▸ Given exercise
Please give the listing again, word for word, with nothing left out.

▸ Data shown
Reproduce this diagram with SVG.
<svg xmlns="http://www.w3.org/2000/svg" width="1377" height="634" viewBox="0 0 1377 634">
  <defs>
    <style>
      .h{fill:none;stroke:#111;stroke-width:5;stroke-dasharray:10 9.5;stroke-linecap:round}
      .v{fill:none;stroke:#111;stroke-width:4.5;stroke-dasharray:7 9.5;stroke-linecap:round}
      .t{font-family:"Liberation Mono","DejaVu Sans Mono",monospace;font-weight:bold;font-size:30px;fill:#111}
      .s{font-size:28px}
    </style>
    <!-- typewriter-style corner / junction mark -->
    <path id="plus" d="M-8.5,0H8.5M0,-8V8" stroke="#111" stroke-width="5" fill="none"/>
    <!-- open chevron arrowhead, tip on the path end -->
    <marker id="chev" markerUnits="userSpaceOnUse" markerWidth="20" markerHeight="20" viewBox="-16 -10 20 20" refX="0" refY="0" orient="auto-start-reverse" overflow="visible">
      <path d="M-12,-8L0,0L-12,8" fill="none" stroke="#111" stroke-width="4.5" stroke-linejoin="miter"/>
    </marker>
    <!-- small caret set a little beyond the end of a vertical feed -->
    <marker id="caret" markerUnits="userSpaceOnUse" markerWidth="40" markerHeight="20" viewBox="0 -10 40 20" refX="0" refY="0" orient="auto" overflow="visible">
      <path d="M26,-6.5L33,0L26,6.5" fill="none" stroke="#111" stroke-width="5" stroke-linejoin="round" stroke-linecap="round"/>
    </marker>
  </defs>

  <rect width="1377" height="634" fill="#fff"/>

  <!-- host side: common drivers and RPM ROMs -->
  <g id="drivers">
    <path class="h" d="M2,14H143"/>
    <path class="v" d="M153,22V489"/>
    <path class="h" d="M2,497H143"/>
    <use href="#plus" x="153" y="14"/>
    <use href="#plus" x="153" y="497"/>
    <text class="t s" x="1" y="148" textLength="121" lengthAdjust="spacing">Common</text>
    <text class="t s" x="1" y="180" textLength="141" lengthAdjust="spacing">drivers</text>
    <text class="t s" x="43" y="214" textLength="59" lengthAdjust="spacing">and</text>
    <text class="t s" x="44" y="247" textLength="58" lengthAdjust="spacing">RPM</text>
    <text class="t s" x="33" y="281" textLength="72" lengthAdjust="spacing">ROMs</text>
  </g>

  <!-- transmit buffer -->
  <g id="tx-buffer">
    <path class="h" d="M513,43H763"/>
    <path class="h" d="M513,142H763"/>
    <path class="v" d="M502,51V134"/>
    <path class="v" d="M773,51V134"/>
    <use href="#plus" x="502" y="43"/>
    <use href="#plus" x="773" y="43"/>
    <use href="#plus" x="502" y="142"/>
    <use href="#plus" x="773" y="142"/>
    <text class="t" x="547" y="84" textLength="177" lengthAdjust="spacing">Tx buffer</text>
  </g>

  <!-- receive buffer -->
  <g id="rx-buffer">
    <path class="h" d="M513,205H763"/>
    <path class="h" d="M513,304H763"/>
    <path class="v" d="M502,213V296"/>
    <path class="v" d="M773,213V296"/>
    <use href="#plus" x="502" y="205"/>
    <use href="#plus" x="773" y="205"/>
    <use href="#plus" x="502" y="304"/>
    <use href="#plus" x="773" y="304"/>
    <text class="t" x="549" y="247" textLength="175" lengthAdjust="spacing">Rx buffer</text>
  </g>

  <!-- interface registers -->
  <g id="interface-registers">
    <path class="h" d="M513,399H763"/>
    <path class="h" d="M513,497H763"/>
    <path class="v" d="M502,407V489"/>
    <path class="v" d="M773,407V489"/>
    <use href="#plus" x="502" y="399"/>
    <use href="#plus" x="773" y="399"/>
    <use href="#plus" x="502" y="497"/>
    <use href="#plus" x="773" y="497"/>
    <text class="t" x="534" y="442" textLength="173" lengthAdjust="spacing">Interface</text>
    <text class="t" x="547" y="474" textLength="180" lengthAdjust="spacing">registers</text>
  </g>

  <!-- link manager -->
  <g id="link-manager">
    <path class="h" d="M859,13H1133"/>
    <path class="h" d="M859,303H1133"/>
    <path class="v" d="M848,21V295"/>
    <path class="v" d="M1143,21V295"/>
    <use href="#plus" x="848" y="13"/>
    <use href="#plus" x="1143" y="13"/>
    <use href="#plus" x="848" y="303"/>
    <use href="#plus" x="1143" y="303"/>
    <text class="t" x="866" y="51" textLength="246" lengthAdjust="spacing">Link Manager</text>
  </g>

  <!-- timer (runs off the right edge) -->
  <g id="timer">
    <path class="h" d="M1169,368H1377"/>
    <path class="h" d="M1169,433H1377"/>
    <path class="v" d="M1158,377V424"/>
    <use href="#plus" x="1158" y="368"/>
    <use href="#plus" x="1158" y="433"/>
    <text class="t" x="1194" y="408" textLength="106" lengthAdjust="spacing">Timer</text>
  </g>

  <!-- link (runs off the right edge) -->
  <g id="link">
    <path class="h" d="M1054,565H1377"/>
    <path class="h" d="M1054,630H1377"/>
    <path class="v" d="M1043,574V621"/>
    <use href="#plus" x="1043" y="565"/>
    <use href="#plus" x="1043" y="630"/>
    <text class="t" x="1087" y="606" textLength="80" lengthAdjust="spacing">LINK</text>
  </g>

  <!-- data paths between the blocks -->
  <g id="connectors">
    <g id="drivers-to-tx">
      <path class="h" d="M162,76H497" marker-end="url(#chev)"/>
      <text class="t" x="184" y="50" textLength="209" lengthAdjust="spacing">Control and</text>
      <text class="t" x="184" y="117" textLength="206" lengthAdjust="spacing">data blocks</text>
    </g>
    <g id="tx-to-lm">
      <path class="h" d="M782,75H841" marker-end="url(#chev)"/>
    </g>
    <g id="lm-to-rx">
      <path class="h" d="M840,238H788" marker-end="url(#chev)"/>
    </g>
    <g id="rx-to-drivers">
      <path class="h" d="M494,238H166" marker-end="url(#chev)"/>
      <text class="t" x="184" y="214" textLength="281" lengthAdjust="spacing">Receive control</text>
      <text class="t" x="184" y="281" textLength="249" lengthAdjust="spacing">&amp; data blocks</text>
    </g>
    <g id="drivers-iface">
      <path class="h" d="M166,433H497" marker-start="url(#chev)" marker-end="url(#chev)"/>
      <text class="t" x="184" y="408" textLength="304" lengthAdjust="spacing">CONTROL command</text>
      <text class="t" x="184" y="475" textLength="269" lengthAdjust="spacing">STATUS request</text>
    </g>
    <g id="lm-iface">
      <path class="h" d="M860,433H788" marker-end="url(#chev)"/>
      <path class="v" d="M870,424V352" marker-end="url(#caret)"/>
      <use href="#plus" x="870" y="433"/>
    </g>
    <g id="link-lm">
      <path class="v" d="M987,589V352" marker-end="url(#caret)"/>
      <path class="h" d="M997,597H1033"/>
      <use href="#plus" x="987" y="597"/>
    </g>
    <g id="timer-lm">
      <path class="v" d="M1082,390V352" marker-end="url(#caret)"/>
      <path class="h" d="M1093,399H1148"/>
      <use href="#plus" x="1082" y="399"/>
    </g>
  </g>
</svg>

▸ Answer to the task
Reproduce this diagram with SVG.
<svg xmlns="http://www.w3.org/2000/svg" width="1377" height="634" viewBox="0 0 1377 634">
  <defs>
    <style>
      .h{fill:none;stroke:#111;stroke-width:5;stroke-dasharray:10 9.5;stroke-linecap:round}
      .v{fill:none;stroke:#111;stroke-width:4.5;stroke-dasharray:7 9.5;stroke-linecap:round}
      .t{font-family:"Liberation Mono","DejaVu Sans Mono",monospace;font-weight:bold;font-size:30px;fill:#111}
      .s{font-size:28px}
    </style>
    <!-- typewriter-style corner / junction mark -->
    <path id="plus" d="M-8.5,0H8.5M0,-8V8" stroke="#111" stroke-width="5" fill="none"/>
    <!-- open chevron arrowhead, tip on the path end -->
    <marker id="chev" markerUnits="userSpaceOnUse" markerWidth="20" markerHeight="20" viewBox="-16 -10 20 20" refX="0" refY="0" orient="auto-start-reverse" overflow="visible">
      <path d="M-12,-8L0,0L-12,8" fill="none" stroke="#111" stroke-width="4.5" stroke-linejoin="miter"/>
    </marker>
    <!-- small caret set a little beyond the end of a vertical feed -->
    <marker id="caret" markerUnits="userSpaceOnUse" markerWidth="40" markerHeight="20" viewBox="0 -10 40 20" refX="0" refY="0" orient="auto" overflow="visible">
      <path d="M26,-6.5L33,0L26,6.5" fill="none" stroke="#111" stroke-width="5" stroke-linejoin="round" stroke-linecap="round"/>
    </marker>
  </defs>

  <rect width="1377" height="634" fill="#fff"/>

  <!-- host side: common drivers and RPM ROMs -->
  <g id="drivers">
    <path class="h" d="M2,14H143"/>
    <path class="v" d="M153,22V489"/>
    <path class="h" d="M2,497H143"/>
    <use href="#plus" x="153" y="14"/>
    <use href="#plus" x="153" y="497"/>
    <text class="t s" x="1" y="148" textLength="121" lengthAdjust="spacing">Common</text>
    <text class="t s" x="1" y="180" textLength="141" lengthAdjust="spacing">drivers</text>
    <text class="t s" x="43" y="214" textLength="59" lengthAdjust="spacing">and</text>
    <text class="t s" x="44" y="247" textLength="58" lengthAdjust="spacing">RPM</text>
    <text class="t s" x="33" y="281" textLength="72" lengthAdjust="spacing">ROMs</text>
  </g>

  <!-- transmit buffer -->
  <g id="tx-buffer">
    <path class="h" d="M513,43H763"/>
    <path class="h" d="M513,142H763"/>
    <path class="v" d="M502,51V134"/>
    <path class="v" d="M773,51V134"/>
    <use href="#plus" x="502" y="43"/>
    <use href="#plus" x="773" y="43"/>
    <use href="#plus" x="502" y="142"/>
    <use href="#plus" x="773" y="142"/>
    <text class="t" x="547" y="84" textLength="177" lengthAdjust="spacing">Tx buffer</text>
  </g>

  <!-- receive buffer -->
  <g id="rx-buffer">
    <path class="h" d="M513,205H763"/>
    <path class="h" d="M513,304H763"/>
    <path class="v" d="M502,213V296"/>
    <path class="v" d="M773,213V296"/>
    <use href="#plus" x="502" y="205"/>
    <use href="#plus" x="773" y="205"/>
    <use href="#plus" x="502" y="304"/>
    <use href="#plus" x="773" y="304"/>
    <text class="t" x="549" y="247" textLength="175" lengthAdjust="spacing">Rx buffer</text>
  </g>

  <!-- interface registers -->
  <g id="interface-registers">
    <path class="h" d="M513,399H763"/>
    <path class="h" d="M513,497H763"/>
    <path class="v" d="M502,407V489"/>
    <path class="v" d="M773,407V489"/>
    <use href="#plus" x="502" y="399"/>
    <use href="#plus" x="773" y="399"/>
    <use href="#plus" x="502" y="497"/>
    <use href="#plus" x="773" y="497"/>
    <text class="t" x="534" y="442" textLength="173" lengthAdjust="spacing">Interface</text>
    <text class="t" x="547" y="474" textLength="180" lengthAdjust="spacing">registers</text>
  </g>

  <!-- link manager -->
  <g id="link-manager">
    <path class="h" d="M859,13H1133"/>
    <path class="h" d="M859,303H1133"/>
    <path class="v" d="M848,21V295"/>
    <path class="v" d="M1143,21V295"/>
    <use href="#plus" x="848" y="13"/>
    <use href="#plus" x="1143" y="13"/>
    <use href="#plus" x="848" y="303"/>
    <use href="#plus" x="1143" y="303"/>
    <text class="t" x="866" y="51" textLength="246" lengthAdjust="spacing">Link Manager</text>
  </g>

  <!-- timer (runs off the right edge) -->
  <g id="timer">
    <path class="h" d="M1169,368H1377"/>
    <path class="h" d="M1169,433H1377"/>
    <path class="v" d="M1158,377V424"/>
    <use href="#plus" x="1158" y="368"/>
    <use href="#plus" x="1158" y="433"/>
    <text class="t" x="1194" y="408" textLength="106" lengthAdjust="spacing">Timer</text>
  </g>

  <!-- link (runs off the right edge) -->
  <g id="link">
    <path class="h" d="M1054,565H1377"/>
    <path class="h" d="M1054,630H1377"/>
    <path class="v" d="M1043,574V621"/>
    <use href="#plus" x="1043" y="565"/>
    <use href="#plus" x="1043" y="630"/>
    <text class="t" x="1087" y="606" textLength="80" lengthAdjust="spacing">LINK</text>
  </g>

  <!-- data paths between the blocks -->
  <g id="connectors">
    <g id="drivers-to-tx">
      <path class="h" d="M162,76H497" marker-end="url(#chev)"/>
      <text class="t" x="184" y="50" textLength="209" lengthAdjust="spacing">Control and</text>
      <text class="t" x="184" y="117" textLength="206" lengthAdjust="spacing">data blocks</text>
    </g>
    <g id="tx-to-lm">
      <path class="h" d="M782,75H841" marker-end="url(#chev)"/>
    </g>
    <g id="lm-to-rx">
      <path class="h" d="M840,238H788" marker-end="url(#chev)"/>
    </g>
    <g id="rx-to-drivers">
      <path class="h" d="M494,238H166" marker-end="url(#chev)"/>
      <text class="t" x="184" y="214" textLength="281" lengthAdjust="spacing">Receive control</text>
      <text class="t" x="184" y="281" textLength="249" lengthAdjust="spacing">&amp; data blocks</text>
    </g>
    <g id="drivers-iface">
      <path class="h" d="M166,433H497" marker-start="url(#chev)" marker-end="url(#chev)"/>
      <text class="t" x="184" y="408" textLength="304" lengthAdjust="spacing">CONTROL command</text>
      <text class="t" x="184" y="475" textLength="269" lengthAdjust="spacing">STATUS request</text>
    </g>
    <g id="lm-iface">
      <path class="h" d="M860,433H788" marker-end="url(#chev)"/>
      <path class="v" d="M870,424V352" marker-end="url(#caret)"/>
      <use href="#plus" x="870" y="433"/>
    </g>
    <g id="link-lm">
      <path class="v" d="M987,589V352" marker-end="url(#caret)"/>
      <path class="h" d="M997,597H1033"/>
      <use href="#plus" x="987" y="597"/>
    </g>
    <g id="timer-lm">
      <path class="v" d="M1082,390V352" marker-end="url(#caret)"/>
      <path class="h" d="M1093,399H1148"/>
      <use href="#plus" x="1082" y="399"/>
    </g>
  </g>
</svg>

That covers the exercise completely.